National Report on Support for Disabled Parents
A new report has been published concerning how local services are doing in supporting disabled parents and their families. This report was published in February, detailing the results from a survey that was made up of 70 interviews, covering 50 councils. According to the report, there is not a consistent level of support from local councils for disabled parents and their families.
We at the Parents' Forum believe that the best way to help improve services for all families is to speak to parents and take their views into consideration. We feel that this report is a good view of what disabled parents and their families go through on a day to day basis.
We have asked our own Wheeliemumma to give a summary of the document and her own views on its findings. So, keep reading to see what she thought.
Summary of supporting disabled parents or a fragmented approach? by Wheeliemumma
This report states we are a diverse group of people, including those parents with physical and sensory impairment/learning disability/mental health needs. Drug and alcohol related problems, long-term medical conditions such as living with HIV and parents who identify as part of the deaf community.
Some parents with additional support requirements relating to impairment may not identify as ‘disabled parents' others may resist being described as such as they fear it may lead to inappropriate interventions in their lives.
It was estimated that 1.1 million households had dependent children that have at least one disabled parent.
It stated that the Commission for Social Care Inspection seeks to examine the experiences of disabled parents and their families.
Local strategies and policies showed that only 17 councils in the survey had collected any information about disabled parents and their families living in their area. 17 out of 50 councils involved, that's 34% surveyed, so few are planning and commissioning services on a basis of knowledge!

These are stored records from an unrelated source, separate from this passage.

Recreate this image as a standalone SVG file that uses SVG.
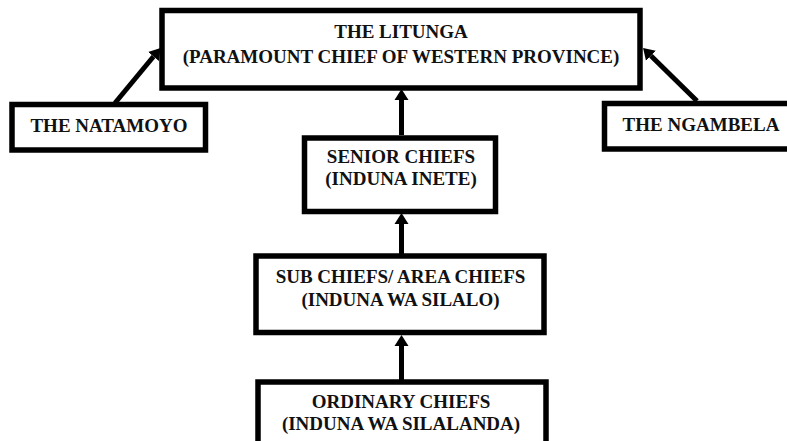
<svg xmlns="http://www.w3.org/2000/svg" width="787" height="441" viewBox="0 0 787 441">
<style>
.box{fill:#fff;stroke:#000;stroke-width:5.5}
.lbl{font-family:"Liberation Serif","Times New Roman",serif;font-weight:bold;font-size:19px;fill:#111;text-anchor:middle}
.con{stroke:#000;stroke-width:5;fill:none;marker-end:url(#ah)}
</style>
<defs>
<marker id="ah" markerUnits="userSpaceOnUse" markerWidth="12" markerHeight="15" refX="0" refY="7" orient="auto" viewBox="0 0 12 14">
<path d="M0,0 L11,7 L0,14 z" fill="#000"/>
</marker>
</defs>
<rect width="787" height="441" fill="#fff"/>
<g id="connectors">
<line class="con" x1="401.5" y1="135" x2="401.5" y2="100"/>
<line class="con" x1="401.5" y1="254" x2="401.5" y2="224"/>
<line class="con" x1="401.5" y1="380" x2="401.5" y2="346"/>
<line class="con" x1="115" y1="103" x2="153.5" y2="56.5"/>
<line class="con" x1="697" y1="101" x2="650.9" y2="55.7"/>
</g>
<g id="litunga">
<rect class="box" x="162" y="10.5" width="478" height="77.5"/>
<text class="lbl" x="401" y="38">THE LITUNGA</text>
<text class="lbl" x="401" y="63">(PARAMOUNT CHIEF OF WESTERN PROVINCE)</text>
</g>
<g id="natamoyo">
<rect class="box" x="12" y="104.5" width="193.5" height="45.5"/>
<text class="lbl" x="109" y="131.5">THE NATAMOYO</text>
</g>
<g id="ngambela">
<rect class="box" x="604.5" y="103.5" width="195" height="45.5"/>
<text class="lbl" x="701" y="131">THE NGAMBELA</text>
</g>
<g id="senior">
<rect class="box" x="304.5" y="138" width="191" height="73.5"/>
<text class="lbl" x="401" y="163">SENIOR CHIEFS</text>
<text class="lbl" x="401" y="185">(INDUNA INETE)</text>
</g>
<g id="sub">
<rect class="box" x="256" y="256" width="288" height="76.5"/>
<text class="lbl" x="400.5" y="282.5">SUB CHIEFS/ AREA CHIEFS</text>
<text class="lbl" x="400.5" y="306">(INDUNA WA SILALO)</text>
</g>
<g id="ordinary">
<rect class="box" x="258" y="382" width="288" height="75"/>
<text class="lbl" x="401" y="408">ORDINARY CHIEFS</text>
<text class="lbl" x="401" y="430">(INDUNA WA SILALANDA)</text>
</g>
</svg>
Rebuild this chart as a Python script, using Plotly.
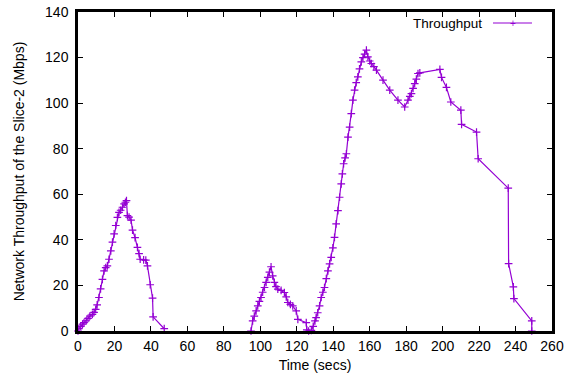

Only 12% of councils in the survey reported that they took a whole family focus!
It also states that not equating ‘disabled parent' with ‘child in need' - ‘thinking parent and recognizing that disabled parents can face barriers in accessing services and support ( including mainstream services) are key to the development of good practice.
The disability discrimination act 2005 places a general duty on all public sector authorities to promote disability equality! And that "Children's needs are usually best met by supporting their parents to look after them". "Disabled parents are entitled to the same access to services as all parents, including parenting support and information services"
Although councils noted a lack of an organized lobby specifically for disabled parents due to, what they call, a difficulty in finding "Representatives who will give a voice to the needs of this service user group" (senior manager children's services). Where it did exist there were concerns about dangers of always consulting the same people and therefore not reflecting the diverse population of disabled parents. It was felt that response to families was often crisis driven and short-term. The current difficulties experienced by disabled parents and their families indicate there is still much more to be done at policy, operational and practice levels.
The target audience for this document were; directors of adult services, chief executives, councilors of local councils with adults social services responsibilities in England, social care stakeholders, care providers, national policy leads and academics.
Fragmented, I'd say!
I am deeply upset that my own thoughts on this subject have been proved totally correct in a legal document by a commissioning service.
It is positive in the fact that the truth of the services provided have been bought to the attention of public members and those that can make a difference to so many , within their local areas.
The sadness is, how long will this go on?
When will someone take on the responsibilities needed?
To the commissioners and people who can structure a whole new way that disabled parents are catered for,
"Come on, listen to the people who really know. People like me, who live the life."
All parents should be treated the same and entitled to the same things, despite health issues. Our children deserve to be looked after, just as all the others are and so do we!
We should be a targeted audience. Is it not easier to see the truth and nothing but the whole truth closer to home, among those who experience life as a disabled parent??